Russel Latapy e Leonson Lewis eram uma espécie de sorte grande e terminação, tão alto e espadaúdo era o segundo, tão baixinho o primeiro. Obviamente que toda a gente franziu o sobrolho e desdenhou a aquisição. Como se fosse uma espécie de promoção da mendicidade a Académica receber dois rapazes vindo lá das ilhas onde se planta tabaco e cana-de-açúcar. Lewis tinha 24 anos, jogou nas equipas do Connection e do Portmore United antes de atravessar o Atlântico. Latapy era dois anos mais novo e passara pelo Trintoc e pelo Port Moran United lá na ilha de Trindade. Quando os portugueses começaram a perceber a qualidade intrínseca que ambos possuíam, a esquisitice passou a espanto. Havia jogadores bons em lugares inesperados do globo. As duas pérolas negras dos estudantes das capas negras mostraram estilos muito diferentes e fizeram a diferença em muitos dos jogos da Académica. Lewis era rápido como uma flecha; Russel era um nº 10 com um toque de bola impressionante e uma precisão de passe notável. Ambos aguentaram-se e tornaram-se indispensáveis. Em quatro épocas na Académica, Leonson fez 120 jogos e marcou 42 golos antes de seguir para Felgueiras; Latapy ficou apenas dois anos antes de ser contratado pelo FC Porto depois de 127 jogos e 32 golos.

 

Malta da farra Como bons caribenhos, Latapy e Lewis gostavam da farra, de rum e de abanar a anca, de preferência em boa companhia feminina. A noite de Coimbra não era suficientemente atractiva para ambos, mas a noite do Porto deu cabo da carreira de Russel no FC Porto. Foram tantas as quebras de disciplina, sobretudo para um clube que costuma ser exemplar nesse aspecto, que no final da segunda época Latapy foi despachado para os vizinhos do lado, o Boavista. Ainda assim, tanto nas Antas como no Bessa, somou 40 jogos. Em cada qual.
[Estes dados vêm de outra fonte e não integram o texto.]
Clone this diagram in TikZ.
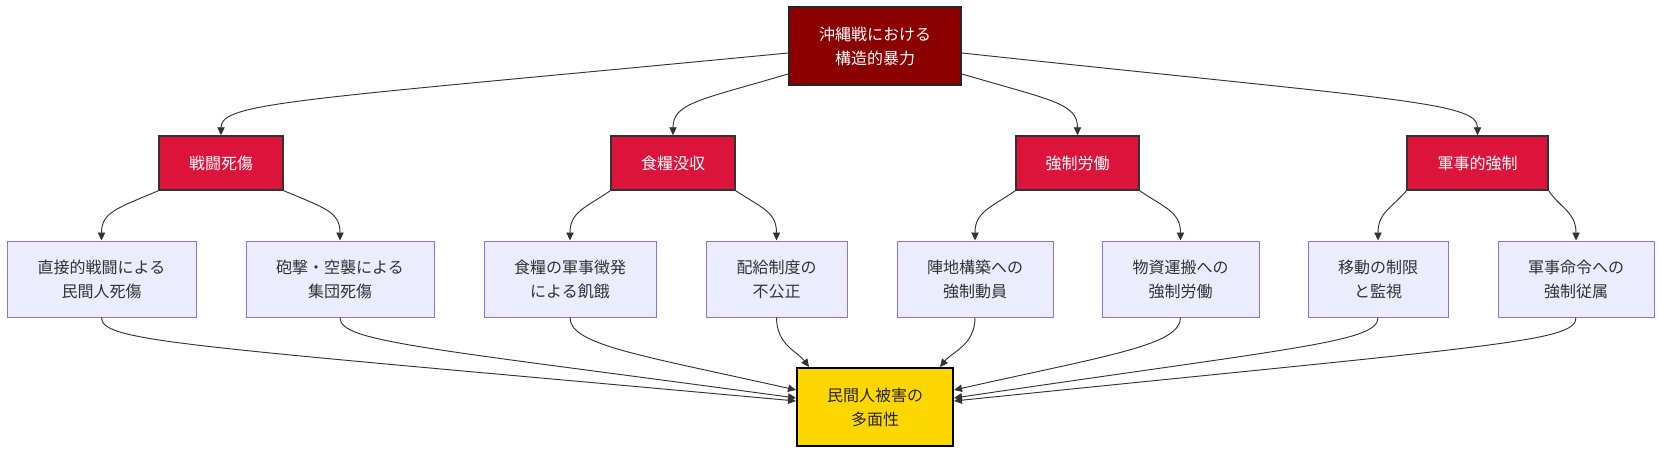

A sensação que Russel Latapy para quem o viu jogar – e eu vi-o várias vezes, sobretudo numa eliminatória europeia que foi fatal para ele entre o FC Porto e a Sampdória a obrigar a desempate por grandes penalidades nas Antas com ele a falhar o penálti decisivo – era a de que desperdiçava talento. Talvez nunca tenha sido capaz de consciencializar-se verdadeiramente da sua condição e das suas obrigações profissionais. Foi, entre 1988 e 2009, uma das grandes estrelas da sua selecção (só ultrapassado por Dwight Yorke) e esteve presente no Mundial de 2006, na Alemanha, mas era um fantasma de si próprio: apenas 20 minutos em campo na derrota face ao Paraguai por 0-2.
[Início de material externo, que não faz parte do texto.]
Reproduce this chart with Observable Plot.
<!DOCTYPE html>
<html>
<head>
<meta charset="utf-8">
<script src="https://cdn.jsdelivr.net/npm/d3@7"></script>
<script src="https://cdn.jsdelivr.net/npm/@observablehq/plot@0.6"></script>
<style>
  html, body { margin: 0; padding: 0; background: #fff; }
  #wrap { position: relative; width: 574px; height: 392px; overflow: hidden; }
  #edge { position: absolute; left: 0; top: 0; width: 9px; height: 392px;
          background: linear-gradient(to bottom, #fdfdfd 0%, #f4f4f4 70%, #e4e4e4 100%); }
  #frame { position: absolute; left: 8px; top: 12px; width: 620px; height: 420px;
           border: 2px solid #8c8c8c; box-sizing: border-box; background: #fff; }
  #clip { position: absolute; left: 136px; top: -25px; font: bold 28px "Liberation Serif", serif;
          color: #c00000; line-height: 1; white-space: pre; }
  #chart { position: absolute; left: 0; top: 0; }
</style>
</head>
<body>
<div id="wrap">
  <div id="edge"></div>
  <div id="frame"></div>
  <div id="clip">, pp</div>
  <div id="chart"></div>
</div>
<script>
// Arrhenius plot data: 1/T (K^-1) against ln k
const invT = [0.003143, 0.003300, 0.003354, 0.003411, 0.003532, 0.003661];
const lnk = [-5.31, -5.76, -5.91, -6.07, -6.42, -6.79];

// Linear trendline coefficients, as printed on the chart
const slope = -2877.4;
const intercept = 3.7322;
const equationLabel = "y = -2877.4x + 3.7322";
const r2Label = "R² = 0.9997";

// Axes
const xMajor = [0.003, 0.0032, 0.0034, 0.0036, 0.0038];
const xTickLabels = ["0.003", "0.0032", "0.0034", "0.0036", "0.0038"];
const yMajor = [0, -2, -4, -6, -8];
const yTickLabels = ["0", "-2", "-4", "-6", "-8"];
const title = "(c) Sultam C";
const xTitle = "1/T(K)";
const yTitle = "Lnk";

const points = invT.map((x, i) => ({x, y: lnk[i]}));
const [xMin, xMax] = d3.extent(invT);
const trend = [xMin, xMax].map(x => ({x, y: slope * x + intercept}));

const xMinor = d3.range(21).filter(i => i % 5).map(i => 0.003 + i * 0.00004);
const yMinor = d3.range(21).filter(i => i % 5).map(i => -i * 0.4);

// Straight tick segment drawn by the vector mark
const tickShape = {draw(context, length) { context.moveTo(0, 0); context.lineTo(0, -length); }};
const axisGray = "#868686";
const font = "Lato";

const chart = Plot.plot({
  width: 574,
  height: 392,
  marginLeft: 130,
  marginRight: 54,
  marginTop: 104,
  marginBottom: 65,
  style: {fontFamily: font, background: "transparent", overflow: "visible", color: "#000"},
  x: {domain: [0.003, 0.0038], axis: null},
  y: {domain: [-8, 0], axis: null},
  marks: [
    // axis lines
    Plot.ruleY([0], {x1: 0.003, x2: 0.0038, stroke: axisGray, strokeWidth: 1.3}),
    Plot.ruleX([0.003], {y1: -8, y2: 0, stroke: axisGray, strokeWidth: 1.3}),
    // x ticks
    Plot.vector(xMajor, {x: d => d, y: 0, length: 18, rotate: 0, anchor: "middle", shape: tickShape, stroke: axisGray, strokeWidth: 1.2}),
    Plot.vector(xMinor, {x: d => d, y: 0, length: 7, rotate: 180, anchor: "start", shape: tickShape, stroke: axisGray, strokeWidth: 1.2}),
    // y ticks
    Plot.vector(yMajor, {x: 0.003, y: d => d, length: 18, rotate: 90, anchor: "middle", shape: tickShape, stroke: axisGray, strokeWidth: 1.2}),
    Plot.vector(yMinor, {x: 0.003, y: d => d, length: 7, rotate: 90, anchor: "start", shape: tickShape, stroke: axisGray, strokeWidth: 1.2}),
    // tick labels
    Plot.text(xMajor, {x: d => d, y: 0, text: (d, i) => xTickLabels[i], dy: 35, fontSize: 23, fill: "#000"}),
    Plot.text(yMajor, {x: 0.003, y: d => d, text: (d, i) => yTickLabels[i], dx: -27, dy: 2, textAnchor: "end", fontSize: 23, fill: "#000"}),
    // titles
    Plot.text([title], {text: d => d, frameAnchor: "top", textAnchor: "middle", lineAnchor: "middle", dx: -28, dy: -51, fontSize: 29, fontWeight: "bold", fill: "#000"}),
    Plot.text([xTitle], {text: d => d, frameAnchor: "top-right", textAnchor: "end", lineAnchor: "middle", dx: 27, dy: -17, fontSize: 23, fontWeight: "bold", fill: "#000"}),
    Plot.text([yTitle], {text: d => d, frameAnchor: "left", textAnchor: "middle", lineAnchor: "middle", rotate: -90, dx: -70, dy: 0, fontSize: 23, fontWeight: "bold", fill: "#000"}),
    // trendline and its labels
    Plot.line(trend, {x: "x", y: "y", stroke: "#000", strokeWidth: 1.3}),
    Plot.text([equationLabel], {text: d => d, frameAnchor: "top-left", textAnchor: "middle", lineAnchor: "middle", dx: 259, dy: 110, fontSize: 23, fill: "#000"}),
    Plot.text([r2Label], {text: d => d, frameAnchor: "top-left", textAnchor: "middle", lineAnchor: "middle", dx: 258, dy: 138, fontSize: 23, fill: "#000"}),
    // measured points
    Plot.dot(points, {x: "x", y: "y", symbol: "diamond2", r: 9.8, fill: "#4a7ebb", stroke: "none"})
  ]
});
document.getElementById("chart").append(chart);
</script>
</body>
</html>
A fase final da carreira de Russel Nigel Latapy foi-se fazendo (ou melhor, desfazendo) na Escócia, tendo passado pelo Hibernian e pelo Rangers até se arrastar em clubes como o Falkirk, o Caledonnia ou o Edinburgh. Desde de então procura a toda a força ser treinador e acabou há bem pouco uma má experiência como seleccionador de Barbados, já aqui ao lado, depois de saltar como um gafanhoto na esteira do seu grande amigo Yorke, funcionando como adjunto em diversos clubes menores e quase sem expressão. Leonson Edward Jeffrey Lewis teve preguiça de sair de Portugal e nunca evoluiu aquilo que se esperava dele. De Coimbra foi para o Felgueiras. Depois Boavista (onde não durou uma época inteira), Chaves, Estrela da Amadora e União de Lamas. Nitidamente gordo e já sem a velocidade que assustava adversários, voltou para o seu primeiro clube, o Connection. As pérolas negras da Académica que tinham feito furor, embora tão perene como um lançamento de fogo de artifício, perderam-se num universo que exigia muito mais do que aquilo que estavam dispostos a dar.